23. Oktober 2021

Europa entschlüsseln V

Lassen Sie mich nun den Sack zumachen. Wer immer die Stadt Grazer regieren wird, das gibt doch kein Klassenkampf-Revival her, auch kein „StalinGraz“. Ich finde allein schon diese Wortschöpfung widerlich. Stalingrad und Leningrad bergen Assoziationsmöglichkeiten, die mir für Scherze aller Art sehr unpassend erscheinen.

Historiker Yuval N. Harari schreibt von drei großen Erzählungen, die wir kennengelernt haben, nachdem die Monarchien im Zentrum Europas zu wanken begannen. Die faschistische Erzählung, die kommunistische Erzählung und die liberale Erzählung.

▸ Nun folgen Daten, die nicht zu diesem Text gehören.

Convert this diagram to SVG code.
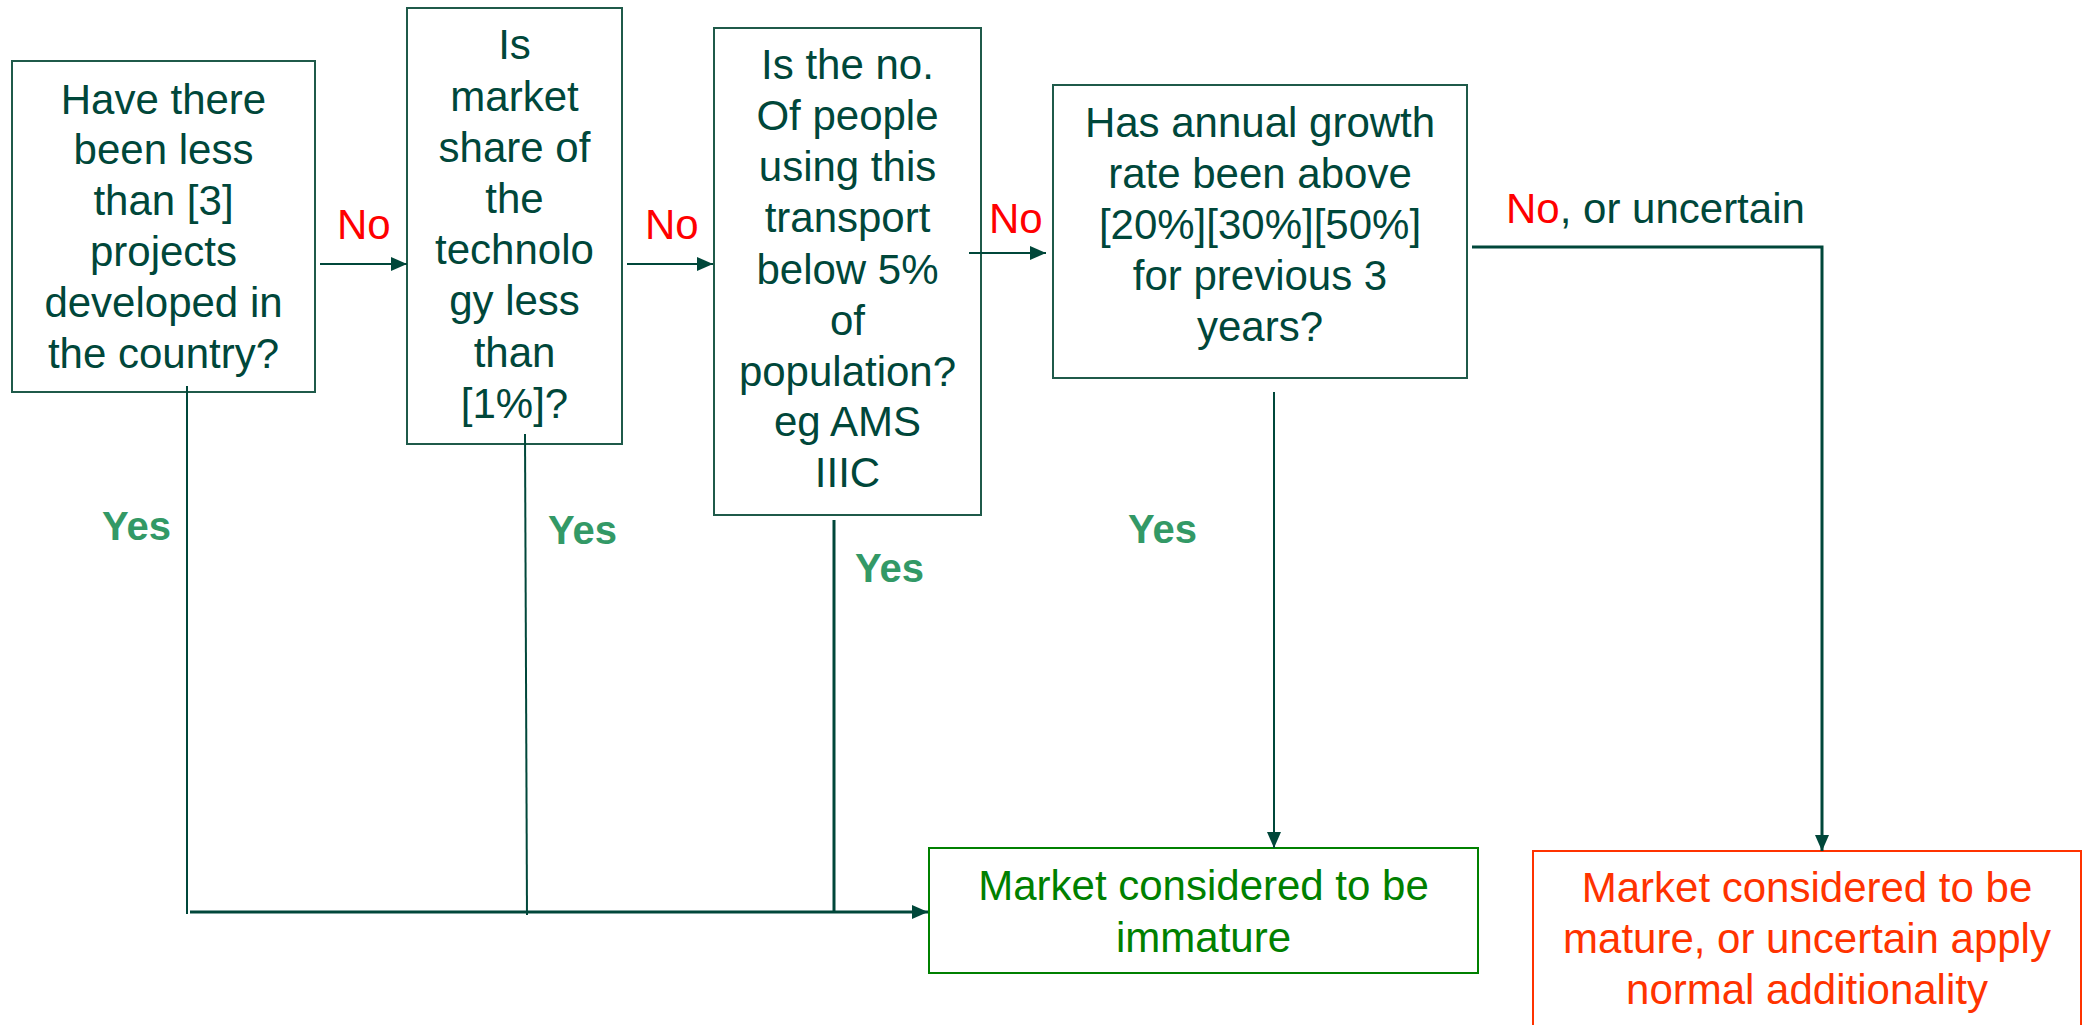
<svg xmlns="http://www.w3.org/2000/svg" width="2083" height="1025" viewBox="0 0 2083 1025">
<style>
.box{fill:#ffffff;stroke:#1f5a4a;stroke-width:2}
.t{font-family:"Liberation Sans",Arial,sans-serif;font-size:42px;fill:#00473a;text-anchor:middle}
.no{font-family:"Liberation Sans",Arial,sans-serif;font-size:42px;fill:#ff0000}
.yes{font-family:"Liberation Sans",Arial,sans-serif;font-size:40px;font-weight:bold;fill:#339966}
.c{fill:none;stroke:#00473a;stroke-width:2}
.c3{fill:none;stroke:#00473a;stroke-width:3}
</style>
<defs>
<marker id="ah" viewBox="0 0 16 14" refX="16" refY="7" markerWidth="16" markerHeight="14" markerUnits="userSpaceOnUse" orient="auto">
<path d="M0,0 L16,7 L0,14 z" fill="#00473a"/>
</marker>
</defs>
<rect width="2083" height="1025" fill="#ffffff"/>

<g id="q1">
<rect class="box" x="12" y="61" width="303" height="331"/>
<text class="t" x="163.5" y="114">Have there</text>
<text class="t" x="163.5" y="164">been less</text>
<text class="t" x="163.5" y="215">than [3]</text>
<text class="t" x="163.5" y="266">projects</text>
<text class="t" x="163.5" y="317">developed in</text>
<text class="t" x="163.5" y="368">the country?</text>
</g>

<g id="q2">
<rect class="box" x="407" y="8" width="215" height="436"/>
<text class="t" x="514.5" y="59">Is</text>
<text class="t" x="514.5" y="111">market</text>
<text class="t" x="514.5" y="162">share of</text>
<text class="t" x="514.5" y="213">the</text>
<text class="t" x="514.5" y="264">technolo</text>
<text class="t" x="514.5" y="315">gy less</text>
<text class="t" x="514.5" y="367">than</text>
<text class="t" x="514.5" y="418">[1%]?</text>
</g>

<g id="q3">
<rect class="box" x="714" y="28" width="267" height="487"/>
<text class="t" x="847.5" y="79">Is the no.</text>
<text class="t" x="847.5" y="130">Of people</text>
<text class="t" x="847.5" y="181">using this</text>
<text class="t" x="847.5" y="232">transport</text>
<text class="t" x="847.5" y="284">below 5%</text>
<text class="t" x="847.5" y="335">of</text>
<text class="t" x="847.5" y="386">population?</text>
<text class="t" x="847.5" y="436">eg AMS</text>
<text class="t" x="847.5" y="487">IIIC</text>
</g>

<g id="q4">
<rect class="box" x="1053" y="85" width="414" height="293"/>
<text class="t" x="1260" y="137">Has annual growth</text>
<text class="t" x="1260" y="188">rate been above</text>
<text class="t" x="1260" y="239">[20%][30%][50%]</text>
<text class="t" x="1260" y="290">for previous 3</text>
<text class="t" x="1260" y="341">years?</text>
</g>

<g id="immature">
<rect x="929" y="848" width="549" height="125" fill="#ffffff" stroke="#008000" stroke-width="2"/>
<text class="t" x="1203.5" y="900" style="fill:#008000">Market considered to be</text>
<text class="t" x="1203.5" y="952" style="fill:#008000">immature</text>
</g>

<g id="mature">
<rect x="1533" y="851" width="548" height="190" fill="#ffffff" stroke="#ff3300" stroke-width="2"/>
<text class="t" x="1807" y="902" style="fill:#ff3300">Market considered to be</text>
<text class="t" x="1807" y="953" style="fill:#ff3300">mature, or uncertain apply</text>
<text class="t" x="1807" y="1004" style="fill:#ff3300">normal additionality</text>
</g>

<g id="connectors">
<line class="c" x1="320" y1="264" x2="407" y2="264" marker-end="url(#ah)"/>
<line class="c" x1="627" y1="264" x2="713" y2="264" marker-end="url(#ah)"/>
<line class="c" x1="969" y1="253" x2="1046" y2="253" marker-end="url(#ah)"/>
<line class="c" x1="187" y1="386" x2="187" y2="914"/>
<line class="c" x1="525" y1="434" x2="527" y2="915"/>
<line class="c3" x1="834" y1="520" x2="834" y2="912"/>
<line class="c3" x1="190" y1="912" x2="928" y2="912" marker-end="url(#ah)"/>
<line class="c" x1="1274" y1="392" x2="1274" y2="848" marker-end="url(#ah)"/>
<polyline class="c3" points="1472,247 1822,247 1822,851" marker-end="url(#ah)"/>
<text class="no" x="337" y="239">No</text>
<text class="no" x="645" y="239">No</text>
<text class="no" x="989" y="233">No</text>
<text class="no" x="1506" y="223">No<tspan style="fill:#00473a">, or uncertain</tspan></text>
<text class="yes" x="102" y="540">Yes</text>
<text class="yes" x="548" y="544">Yes</text>
<text class="yes" x="855" y="582">Yes</text>
<text class="yes" x="1128" y="543">Yes</text>
</g>
</svg>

Es waren vor allem die Rote Armee und die US-Streitkräfte, von denen die faschistische Erzählung rund um 1946 militärisch beendet wurden. Die kommunistische Erzählung erledigte sich mit dem Berliner Mauerfall (1989) und dem Ende des Warschauer Paktes (1991). Was manche Kreise zum Revival bewegt, halte ich noch für Teile der alten Narrative, die so keine Zukunft haben.

Mentalitätsgeschichte ist zäh. Wer meint, faschistische und kommunistische Prägungen seien mit zwei, drei nachfolgenden Generationen erledigt, kennt die Welt nicht. Wie sehr die liberale Erzählung mittlerweile unter Druck geraten ist, sehen wir zum Beispiel an Polens Kaczyński, Ungarns Orban, Amerikas Trump und Italiens Berlusconi hatte uns schon gezeigt, wo solche Leute den Hammer hängen haben.

Wenn ich Harari richtig verstanden hab, ist die liberale Erzählung inzwischen auch an ihr Ende gekommen. Trifft das zu, sollten wir uns ganz zügig um neue Narrative kümmern, in denen Menschenrechte, Verteilungsgerechtigkeit und andere Qualitäten gesichert werden. Ich sehe das aber im Moment noch nicht.

Wer mir also von einem Stalin-Revival die Ohren vollsäuselt und zugleich das Sebastian Kurz-Debakel nicht erklären kann, lenkt derzeit nur davon ab, daß wir vermutlich erst einmal klären müssen: Was ist derzeit eine gute Frage?

Vor rund hundert Jahren kam gerade die Zweite Industrielle Revolution voll in Fahrt. Nun sind wir mitten in der Vierten Industriellen Revolution. Die Kunst reagiert auf solche Entwicklungen. So erschien zum Beispiel 1920 das Stück „R.U.R. – Rossum‘s Universal Robots“ von Karel Čapek. Es thematisiert unter anderem die tristen Arbeitsbedingungen in den Fabriken. (Dieses Werk gilt als Quelle des Begriffs Roboter.)

Das nämliche Thema griff auch Charlie Chaplin auf, dessen imposanter Film „Modern Times“ 1936 uraufgeführt wurde. Fitz Lang hatte ähnliche Motive schon 1927 im Film „Metropolis“ zur Debatte gestellt. Doch auch die agrarischen Welten müssen wir im Fokus behalten.

Sehr brisant John Steinbecks „Die Früchte des Zorns“ (1939) über das Elend der „Okies“, die der Dürre und dem Hunger im „Dust Bowl“ Oklahomas entkommen mußten. Übrigens! Von der „Great Depression“, die mit dem „Schwarzen Donnerstag“ (24. Oktober 1929) begann, hat uns Dorothea Lange beeindruckende Fotografien hinterlassen.

Über all das haben wir heute viel Klarheit. Bei uns führten diese Prozesse vom Großen Krieg in den Austro-Faschismus und in die bis heute beispiellose Anmaßung der Nazi. Das ganze Paket lese ich als einen Zweiten Dreißigjährigen Krieg, der Europa zerrüttet hat. Seither haben die rund zweihundert Jahre permanenter technischer Revolution alle Abläufe unseres Lebens beschleunigt und die Globalisierung ist eine umfassende Realität. Graz wird sich schon zurechtrütteln. Aber was will Europa werden, seit es kein sicherheitspolitisches Protektorat der USA mehr ist?